Também hoje não se contempla mais, uma enorme cruz de madeira, pintada ora de amarelo, ora de verde, que era um verdadeiro cruzeiro; com o desprendimento de uma pedra ela se quebrou e,
com ela, a sua base de alvenaria, onde se lia a data da construção da gruta: 1972.
Muitas velas eram devotamente acesas no seu interior, chegando às mesmas a danificar a base da imagem, pois no interior da gruta existia uma espécie de mesa sustentada por duas bases
retangulares, semelhantes a um altar pós-conciliar. Pessoas de outras religiões, que não tinham afinidade com a devoção, passaram a depredar o que existia dentro da gruta, inclusive jogando as velas fora e quebrando os castiçais com lâmpadas
elétricas que imitavam uma chama, motivo pelo qual o zelador civil, para evitar contratempos com militares, abandonou o cuidado com a gruta e posteriormente decidiu avisar o clero do paradeiro de sua imagem, até então ignorada pelos mesmos.

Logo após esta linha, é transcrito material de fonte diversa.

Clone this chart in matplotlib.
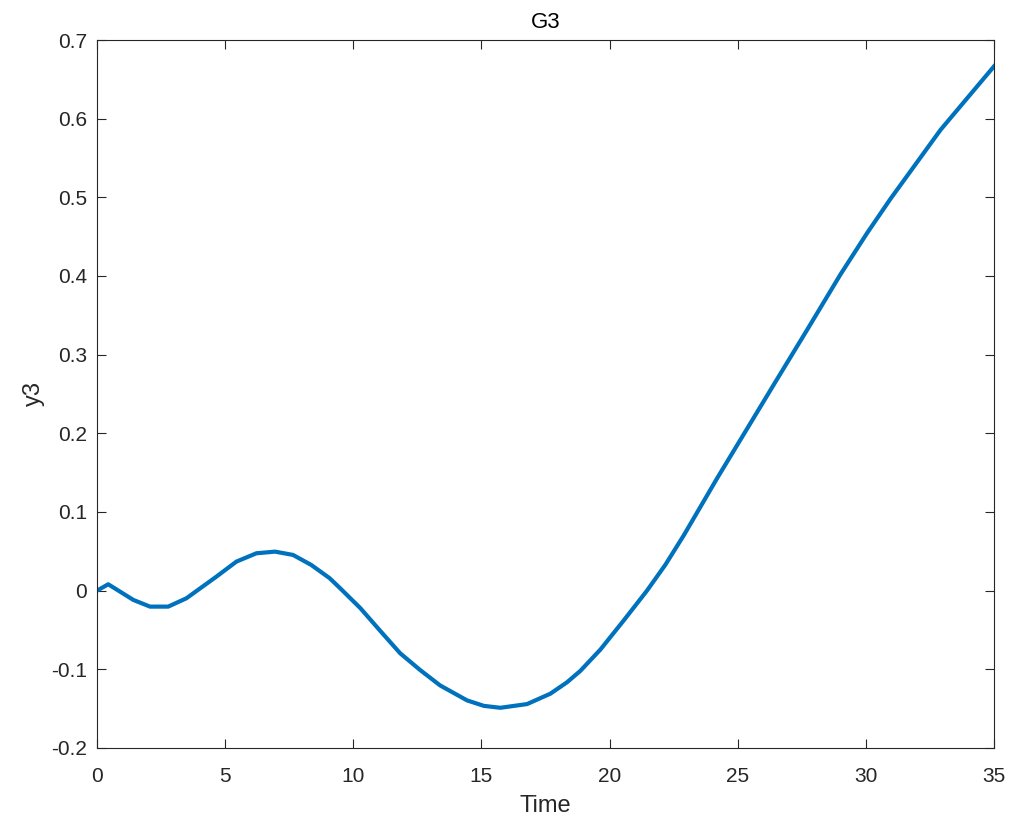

Muitos animais eram criados na lagoa, desde tartarugas verdes aquáticas até carpas grandes e coloridas, que um dia apareceram boiando mortas. Na busca por um responsável, foi descoberto
que o veneno para ratos, colocado pelos despreparados funcionários da Prefeitura, com as chuvas foi parar na lagoa, e os animais se alimentaram desse material que lhe causou a morte. Consta ainda que ali também se criava, por último, um jacaré até
então pequeno, mas isso não pôde ser verificado.
Além disso, na enfermaria (que ficava no corpo direito da construção, cujas janelas se pode observar da Rua Bittencourt), existia um oratório raso introduzido na parede, iluminado dia e
noite por uma lâmpada vermelha, com uma imagem de São Sebastião, além de um oratório simples, com a imagem de Santa Bárbara, no refeitório.